Petty Officer 2nd Class Cicely Wiggins, a battle staff member, said deploying with the Mercury has been a rewarding experience. 

"It's been very fulfilling to be out here and be a part of everything," said the petty officer from Woodbury Heights, N.J. "All of the communications operators who've had the opportunity to come out here are very excited about it because it's an opportunity we rarely get." 

Since TF-124 Forward was activated in October, 2006, it has flown six days a week, every week for more than 690 sorties and 8,000 hours in the air. During that time, the commander, who hails from Lawton, Okla., said the E-6B crew has called in 26 MEDEVACs and relayed information on 170 IED detonations and 165 possible IEDs. It has also relayed 320 pieces of information to the 7th Expeditionary Airborne Command and Control Squadron's E-8 Joint Surveillance and Target Attack Radar Systems. 
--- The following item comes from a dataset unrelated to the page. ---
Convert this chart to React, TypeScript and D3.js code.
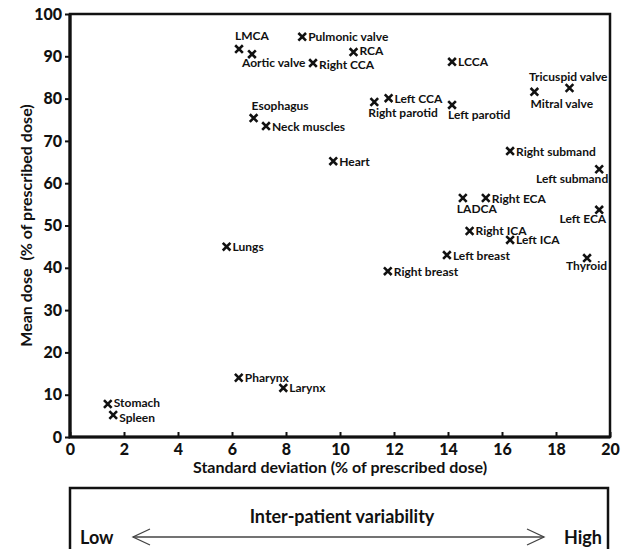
import React, { useEffect, useRef } from 'react';
import * as d3 from 'd3';

// organ names, SD and mean dose (% of prescribed dose)
const organs = [
  'LMCA', 'Aortic valve', 'Pulmonic valve', 'RCA', 'Right CCA', 'LCCA',
  'Left CCA', 'Right parotid', 'Left parotid', 'Tricuspid valve', 'Mitral valve',
  'Esophagus', 'Neck muscles', 'Heart', 'Right submand', 'Left submand',
  'LADCA', 'Right ECA', 'Left ECA', 'Right ICA', 'Left ICA', 'Left breast',
  'Thyroid', 'Right breast', 'Lungs', 'Pharynx', 'Larynx', 'Stomach', 'Spleen',
];
const sdValues = [
  6.26, 6.74, 8.6, 10.5, 9.0, 14.15,
  11.8, 11.27, 14.15, 18.5, 17.2,
  6.8, 7.26, 9.75, 16.3, 19.6,
  14.55, 15.4, 19.6, 14.8, 16.3, 13.96,
  19.15, 11.77, 5.8, 6.25, 7.9, 1.4, 1.6,
];
const meanDose = [
  91.7, 90.5, 94.6, 91.0, 88.4, 88.7,
  80.1, 79.2, 78.5, 82.5, 81.6,
  75.4, 73.5, 65.2, 67.6, 63.3,
  56.5, 56.5, 53.7, 48.7, 46.6, 43.0,
  42.3, 39.2, 45.0, 14.0, 11.6, 7.8, 5.2,
];
const xTicks = [0, 2, 4, 6, 8, 10, 12, 14, 16, 18, 20];
const yTicks = [0, 10, 20, 30, 40, 50, 60, 70, 80, 90, 100];

// labels that are not simply put to the right of their marker
const labelOffsets: Record<string, [number, number, string]> = {
  'LMCA': [-4, -9, 'start'],
  'Aortic valve': [-10, 13, 'start'],
  'RCA': [6, 3, 'start'],
  'Right CCA': [6, 5.5, 'start'],
  'Right parotid': [-6, 15, 'start'],
  'Left parotid': [-4, 14, 'start'],
  'Tricuspid valve': [38, -7, 'end'],
  'Mitral valve': [-4, 16, 'start'],
  'Esophagus': [-2, -8, 'start'],
  'Left submand': [9, 14, 'end'],
  'LADCA': [-6, 15, 'start'],
  'Left ECA': [7, 13, 'end'],
  'Thyroid': [20, 12, 'end'],
  'Stomach': [6, 2.5, 'start'],
  'Spleen': [6, 6.5, 'start'],
};

const FONT = 'Lato, "Open Sans", sans-serif';

export default function App() {
  const svgRef = useRef<SVGSVGElement>(null);

  useEffect(() => {
    const svg = d3.select(svgRef.current);
    svg.selectAll('*').remove();

    const left = 70, right = 610, top = 14, bottom = 437;
    const x = d3.scaleLinear().domain([0, 20]).range([left, right]);
    const y = d3.scaleLinear().domain([0, 100]).range([bottom, top]);

    const g = svg.append('g').style('font-family', FONT);

    // x axis, ticks pointing inward
    const xAxis = g.append('g')
      .attr('transform', 'translate(0,' + bottom + ')')
      .call(d3.axisBottom(x).tickValues(xTicks).tickSizeInner(-5).tickSizeOuter(0).tickPadding(7));
    xAxis.select('.domain').remove();
    xAxis.selectAll('line').attr('stroke', '#111').attr('stroke-width', 2);
    xAxis.selectAll('text')
      .attr('fill', '#111').style('font-size', '16px').style('font-weight', 900).style('font-family', FONT);

    // y axis, ticks pointing outward
    const yAxis = g.append('g')
      .attr('transform', 'translate(' + left + ',0)')
      .call(d3.axisLeft(y).tickValues(yTicks).tickSizeInner(5).tickSizeOuter(0).tickPadding(3));
    yAxis.select('.domain').remove();
    yAxis.selectAll('line').attr('stroke', '#111').attr('stroke-width', 2);
    yAxis.selectAll('text')
      .attr('fill', '#111').style('font-size', '16px').style('font-weight', 900).style('font-family', FONT);

    // frame
    g.append('rect')
      .attr('x', left).attr('y', top)
      .attr('width', right - left).attr('height', bottom - top)
      .attr('fill', 'none').attr('stroke', '#111').attr('stroke-width', 2.5);
    g.append('path')
      .attr('d', 'M' + left + ',' + top + 'V' + bottom + 'H' + right)
      .attr('fill', 'none').attr('stroke', '#111').attr('stroke-width', 3.2);

    // axis titles
    g.append('text')
      .attr('x', (left + right) / 2).attr('y', 473)
      .attr('text-anchor', 'middle')
      .attr('fill', '#111')
      .style('font-size', '16px').style('font-weight', 700)
      .text('Standard deviation (% of prescribed dose)');
    g.append('text')
      .attr('transform', 'translate(32,' + (top + bottom) / 2 + ') rotate(-90)')
      .attr('text-anchor', 'middle')
      .attr('fill', '#111')
      .style('font-size', '16px').style('font-weight', 700)
      .style('white-space', 'pre')
      .text('Mean dose  (% of prescribed dose)');

    // markers and labels
    const data = organs.map((name, i) => ({ name, sd: sdValues[i], mean: meanDose[i] }));
    const cross = d3.symbol().type(d3.symbolX).size(40);

    const pts = g.append('g').selectAll('g').data(data).enter().append('g')
      .attr('transform', d => 'translate(' + x(d.sd) + ',' + y(d.mean) + ')');
    pts.append('path')
      .attr('d', cross() as string)
      .attr('fill', 'none').attr('stroke', '#111').attr('stroke-width', 2.6);
    pts.append('text')
      .attr('x', d => (labelOffsets[d.name] ? labelOffsets[d.name][0] : 6))
      .attr('y', d => (labelOffsets[d.name] ? labelOffsets[d.name][1] : 4.5))
      .attr('text-anchor', d => (labelOffsets[d.name] ? labelOffsets[d.name][2] : 'start'))
      .attr('fill', '#111')
      .style('font-size', '12px').style('font-weight', 700)
      .text(d => d.name);

    // variability box underneath
    const boxTop = 488;
    g.append('rect')
      .attr('x', left).attr('y', boxTop)
      .attr('width', 608 - left).attr('height', 80)
      .attr('fill', 'none').attr('stroke', '#111').attr('stroke-width', 2.5);
    g.append('text')
      .attr('x', 342).attr('y', 523)
      .attr('text-anchor', 'middle').attr('fill', '#111')
      .style('font-size', '18px').style('font-weight', 700)
      .text('Inter-patient variability');
    g.append('text')
      .attr('x', 80).attr('y', 544)
      .attr('fill', '#111')
      .style('font-size', '18px').style('font-weight', 700)
      .text('Low');
    g.append('text')
      .attr('x', 602).attr('y', 544)
      .attr('text-anchor', 'end').attr('fill', '#111')
      .style('font-size', '18px').style('font-weight', 700)
      .text('High');

    const ay = 537, ax0 = 133, ax1 = 544;
    g.append('line')
      .attr('x1', ax0).attr('x2', ax1).attr('y1', ay).attr('y2', ay)
      .attr('stroke', '#444').attr('stroke-width', 1.5);
    g.append('path')
      .attr('d', 'M' + (ax0 + 17) + ',' + (ay - 8) + 'L' + ax0 + ',' + ay + 'L' + (ax0 + 17) + ',' + (ay + 8))
      .attr('fill', 'none').attr('stroke', '#444').attr('stroke-width', 1.3);
    g.append('path')
      .attr('d', 'M' + (ax1 - 17) + ',' + (ay - 8) + 'L' + ax1 + ',' + ay + 'L' + (ax1 - 17) + ',' + (ay + 8))
      .attr('fill', 'none').attr('stroke', '#444').attr('stroke-width', 1.3);
  }, []);

  return (
    <svg
      ref={svgRef}
      width={630}
      height={549}
      style={{ position: 'absolute', left: 0, top: 0, background: '#fff' }}
    />
  );
}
The E-6B was originally supposed to come here for less than a year then return to the U.S. Strategic Command, flying its mission of nuclear command and control. Due to the needs of ground forces, the aircraft ended up staying until now. 

"We came from a strategic mission, which is very important, but you don't get a lot of feedback," said Commander Johnson. "Here, we are doing a tactical mission, which gives you immediate feedback and you can see that you're making a difference. For these guys (aircrew), that's something they don't get to do very often." 

Because the E-6B is flying non-standard missions, the enlisted crewmen have also been taken out of their standard jobs on the jet to operate the radios. 

"We have people from a pretty diverse group of career fields, however, they are excellent communicators and are able to pick the mission up here quickly. The majority of our Sailors are accustomed to talking on radios and so they make a perfect fit for this mission," said Chief Petty Officer McCool. "The biggest learning curve is learning where all of the routes are that the convoys travel on, so that we are able to give concise and immediate feedback to the convoys."

Commander Johnson said he thought that it had been a rewarding experience for all the Sailors who have deployed with the E-6B, because of how much of a difference they have made in the current conflict. 

"The troops on the convoys love the fact that we are up there. They have someone that has a gods-eye view of their situation and they have connectivity no matter where they go," Commander Johnson added. "They take a lot of comfort in the fact that we provide a blanket of coverage for them."